(Stored data entries)
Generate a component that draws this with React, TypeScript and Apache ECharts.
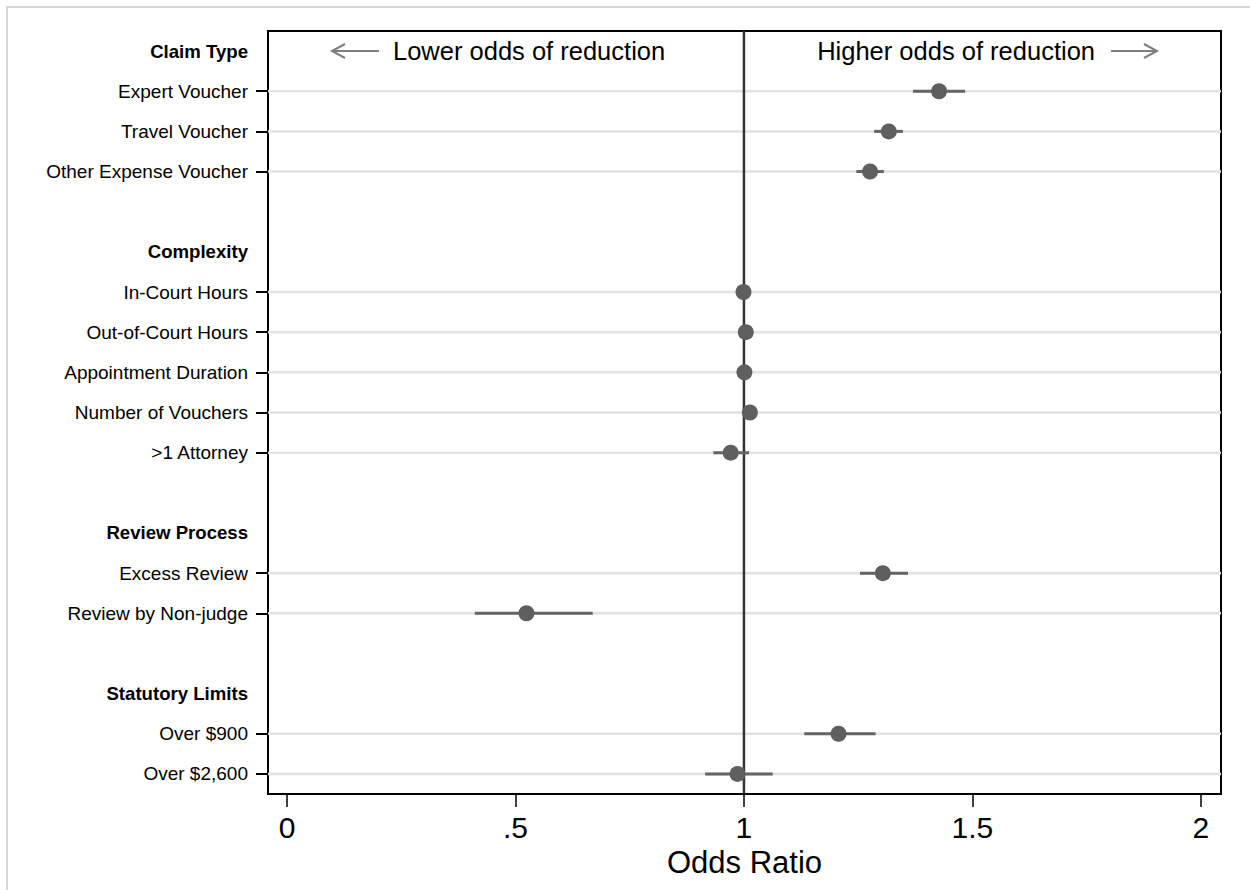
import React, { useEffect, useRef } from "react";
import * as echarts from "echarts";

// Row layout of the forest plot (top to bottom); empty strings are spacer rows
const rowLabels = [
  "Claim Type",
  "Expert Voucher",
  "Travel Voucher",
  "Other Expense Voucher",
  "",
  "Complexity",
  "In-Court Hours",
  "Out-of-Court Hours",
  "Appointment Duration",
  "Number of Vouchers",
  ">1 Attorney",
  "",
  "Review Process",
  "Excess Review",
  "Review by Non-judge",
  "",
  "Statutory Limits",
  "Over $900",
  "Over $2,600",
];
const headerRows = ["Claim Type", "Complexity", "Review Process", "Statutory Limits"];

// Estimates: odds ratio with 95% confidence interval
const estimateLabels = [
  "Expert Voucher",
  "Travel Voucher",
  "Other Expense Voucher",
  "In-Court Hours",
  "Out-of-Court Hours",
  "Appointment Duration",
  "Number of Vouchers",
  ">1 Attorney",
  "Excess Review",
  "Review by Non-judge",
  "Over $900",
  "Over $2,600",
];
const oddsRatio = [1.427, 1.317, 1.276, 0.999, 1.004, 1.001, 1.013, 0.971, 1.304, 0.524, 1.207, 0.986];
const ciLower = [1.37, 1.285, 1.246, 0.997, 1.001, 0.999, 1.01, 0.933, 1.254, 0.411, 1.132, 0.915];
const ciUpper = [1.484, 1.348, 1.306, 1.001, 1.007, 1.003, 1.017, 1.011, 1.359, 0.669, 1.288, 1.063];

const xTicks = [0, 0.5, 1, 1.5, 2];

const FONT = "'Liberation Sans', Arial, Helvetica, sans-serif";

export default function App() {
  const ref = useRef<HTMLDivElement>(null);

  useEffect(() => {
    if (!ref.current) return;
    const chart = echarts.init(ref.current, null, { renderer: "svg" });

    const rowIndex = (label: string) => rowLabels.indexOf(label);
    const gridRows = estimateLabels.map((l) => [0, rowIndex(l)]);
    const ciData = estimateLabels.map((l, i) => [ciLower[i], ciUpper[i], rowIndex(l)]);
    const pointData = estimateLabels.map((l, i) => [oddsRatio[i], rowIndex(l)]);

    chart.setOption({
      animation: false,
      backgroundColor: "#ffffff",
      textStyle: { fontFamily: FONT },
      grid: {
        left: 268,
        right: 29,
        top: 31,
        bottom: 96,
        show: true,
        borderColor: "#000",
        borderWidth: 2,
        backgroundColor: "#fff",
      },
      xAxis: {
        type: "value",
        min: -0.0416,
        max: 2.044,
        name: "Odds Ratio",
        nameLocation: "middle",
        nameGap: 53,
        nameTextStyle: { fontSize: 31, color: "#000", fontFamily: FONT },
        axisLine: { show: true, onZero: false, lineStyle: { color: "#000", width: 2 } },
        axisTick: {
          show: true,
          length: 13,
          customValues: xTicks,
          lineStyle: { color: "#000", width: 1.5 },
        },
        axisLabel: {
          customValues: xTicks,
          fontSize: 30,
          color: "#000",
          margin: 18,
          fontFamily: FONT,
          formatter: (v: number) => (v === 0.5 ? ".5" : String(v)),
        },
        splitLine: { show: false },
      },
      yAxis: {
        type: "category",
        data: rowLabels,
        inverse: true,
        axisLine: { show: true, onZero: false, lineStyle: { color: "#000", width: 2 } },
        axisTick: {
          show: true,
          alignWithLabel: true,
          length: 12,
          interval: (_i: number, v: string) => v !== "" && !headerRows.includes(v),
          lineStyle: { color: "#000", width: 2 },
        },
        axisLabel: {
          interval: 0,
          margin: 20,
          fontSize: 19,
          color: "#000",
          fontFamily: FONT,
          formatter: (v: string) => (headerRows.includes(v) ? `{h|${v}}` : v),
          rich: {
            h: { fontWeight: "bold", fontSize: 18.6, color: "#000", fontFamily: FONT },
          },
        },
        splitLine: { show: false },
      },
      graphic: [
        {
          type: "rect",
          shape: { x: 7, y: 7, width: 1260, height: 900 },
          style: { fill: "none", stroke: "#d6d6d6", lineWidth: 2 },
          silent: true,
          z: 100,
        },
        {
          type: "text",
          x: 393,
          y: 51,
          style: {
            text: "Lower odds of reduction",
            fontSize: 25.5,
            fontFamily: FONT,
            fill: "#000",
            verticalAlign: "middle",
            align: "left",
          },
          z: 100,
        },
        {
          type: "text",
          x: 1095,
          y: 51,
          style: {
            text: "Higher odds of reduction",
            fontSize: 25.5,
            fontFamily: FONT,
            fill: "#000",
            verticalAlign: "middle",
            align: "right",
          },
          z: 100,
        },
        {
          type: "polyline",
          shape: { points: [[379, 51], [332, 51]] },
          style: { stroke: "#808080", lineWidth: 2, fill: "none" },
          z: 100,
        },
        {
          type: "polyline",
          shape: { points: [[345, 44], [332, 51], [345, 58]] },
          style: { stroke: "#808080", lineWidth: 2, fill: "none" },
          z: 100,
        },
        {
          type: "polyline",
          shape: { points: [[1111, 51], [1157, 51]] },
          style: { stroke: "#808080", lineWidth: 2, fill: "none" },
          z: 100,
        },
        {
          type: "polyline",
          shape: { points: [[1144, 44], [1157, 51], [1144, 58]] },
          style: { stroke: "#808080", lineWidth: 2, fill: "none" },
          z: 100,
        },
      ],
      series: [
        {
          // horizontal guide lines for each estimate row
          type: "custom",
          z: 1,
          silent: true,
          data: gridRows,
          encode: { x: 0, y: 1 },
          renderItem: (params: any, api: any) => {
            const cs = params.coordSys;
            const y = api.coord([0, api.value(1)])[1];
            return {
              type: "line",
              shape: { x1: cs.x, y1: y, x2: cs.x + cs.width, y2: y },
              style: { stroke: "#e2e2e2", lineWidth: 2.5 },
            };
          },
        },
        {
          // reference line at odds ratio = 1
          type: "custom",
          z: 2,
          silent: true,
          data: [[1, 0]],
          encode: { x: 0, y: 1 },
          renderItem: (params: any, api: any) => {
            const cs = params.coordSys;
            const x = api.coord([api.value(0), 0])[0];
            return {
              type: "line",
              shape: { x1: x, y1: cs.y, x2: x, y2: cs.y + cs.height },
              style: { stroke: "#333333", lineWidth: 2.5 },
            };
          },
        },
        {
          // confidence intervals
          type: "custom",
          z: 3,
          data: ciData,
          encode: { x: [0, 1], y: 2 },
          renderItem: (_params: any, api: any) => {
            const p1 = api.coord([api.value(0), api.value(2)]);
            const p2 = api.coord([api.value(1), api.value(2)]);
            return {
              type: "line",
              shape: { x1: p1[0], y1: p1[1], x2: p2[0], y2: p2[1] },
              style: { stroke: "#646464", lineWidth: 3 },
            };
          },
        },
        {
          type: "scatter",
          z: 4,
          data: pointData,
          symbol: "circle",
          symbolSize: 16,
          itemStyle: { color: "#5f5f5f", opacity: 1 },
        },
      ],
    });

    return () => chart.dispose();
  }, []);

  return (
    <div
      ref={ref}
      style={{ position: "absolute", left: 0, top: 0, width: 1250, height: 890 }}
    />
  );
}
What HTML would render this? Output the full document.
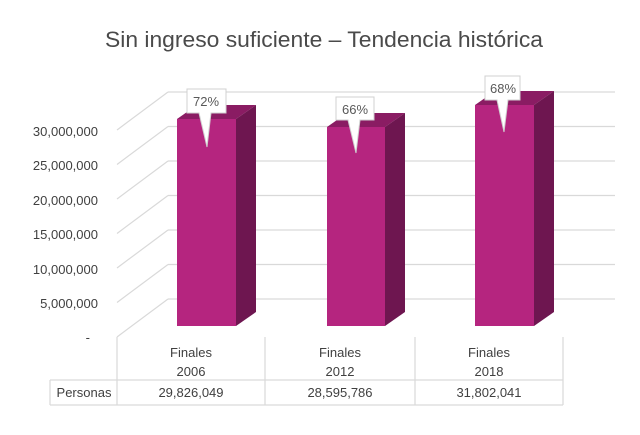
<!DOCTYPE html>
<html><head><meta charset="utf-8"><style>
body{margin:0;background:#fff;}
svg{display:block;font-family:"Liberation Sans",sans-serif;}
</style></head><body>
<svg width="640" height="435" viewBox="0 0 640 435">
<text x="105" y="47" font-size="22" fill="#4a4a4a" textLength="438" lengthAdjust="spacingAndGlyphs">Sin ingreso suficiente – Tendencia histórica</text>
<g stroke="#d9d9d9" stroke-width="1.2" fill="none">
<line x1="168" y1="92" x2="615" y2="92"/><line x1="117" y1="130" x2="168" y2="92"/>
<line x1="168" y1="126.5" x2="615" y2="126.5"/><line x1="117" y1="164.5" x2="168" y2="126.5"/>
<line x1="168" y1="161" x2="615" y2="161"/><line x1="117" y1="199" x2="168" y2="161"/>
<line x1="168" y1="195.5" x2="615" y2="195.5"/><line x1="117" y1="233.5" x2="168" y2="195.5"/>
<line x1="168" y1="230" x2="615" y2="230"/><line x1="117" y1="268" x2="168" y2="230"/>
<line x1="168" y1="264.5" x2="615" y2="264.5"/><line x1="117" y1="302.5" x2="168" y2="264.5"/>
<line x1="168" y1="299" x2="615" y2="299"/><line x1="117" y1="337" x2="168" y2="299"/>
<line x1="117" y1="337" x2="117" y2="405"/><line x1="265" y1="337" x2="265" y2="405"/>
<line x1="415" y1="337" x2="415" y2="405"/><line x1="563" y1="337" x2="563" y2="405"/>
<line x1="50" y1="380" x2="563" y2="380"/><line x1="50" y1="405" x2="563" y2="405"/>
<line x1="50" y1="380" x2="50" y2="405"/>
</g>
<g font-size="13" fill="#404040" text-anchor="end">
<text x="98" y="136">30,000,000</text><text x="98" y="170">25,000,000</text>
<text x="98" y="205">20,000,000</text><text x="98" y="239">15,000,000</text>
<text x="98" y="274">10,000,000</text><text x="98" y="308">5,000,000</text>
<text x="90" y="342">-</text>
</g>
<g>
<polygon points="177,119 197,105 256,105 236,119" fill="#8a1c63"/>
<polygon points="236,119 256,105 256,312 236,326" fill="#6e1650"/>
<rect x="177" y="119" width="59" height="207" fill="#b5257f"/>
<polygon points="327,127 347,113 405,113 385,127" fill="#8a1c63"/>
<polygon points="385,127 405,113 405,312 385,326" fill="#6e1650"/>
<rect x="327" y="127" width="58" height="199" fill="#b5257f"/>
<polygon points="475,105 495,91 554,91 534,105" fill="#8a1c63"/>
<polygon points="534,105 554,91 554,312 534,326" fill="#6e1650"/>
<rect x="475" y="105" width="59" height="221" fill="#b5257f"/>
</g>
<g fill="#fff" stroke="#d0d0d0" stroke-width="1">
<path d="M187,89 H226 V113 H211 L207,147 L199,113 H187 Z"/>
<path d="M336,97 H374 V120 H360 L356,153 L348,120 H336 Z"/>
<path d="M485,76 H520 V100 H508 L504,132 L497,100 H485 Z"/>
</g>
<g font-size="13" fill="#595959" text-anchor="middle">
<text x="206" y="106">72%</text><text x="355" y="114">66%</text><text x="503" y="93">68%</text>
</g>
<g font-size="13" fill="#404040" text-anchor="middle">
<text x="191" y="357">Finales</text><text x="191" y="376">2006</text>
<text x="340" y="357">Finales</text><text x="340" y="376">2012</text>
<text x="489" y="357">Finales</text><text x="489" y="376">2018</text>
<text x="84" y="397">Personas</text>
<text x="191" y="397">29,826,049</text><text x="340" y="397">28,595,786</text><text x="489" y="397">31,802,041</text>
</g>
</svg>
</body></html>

Problem to work on: In the listing above, find the lines holding the word "this" and copy them.

Expected answer:
Generate a component that draws this with React, TypeScript and Apache ECharts.
What HTML would render this? Output the full document.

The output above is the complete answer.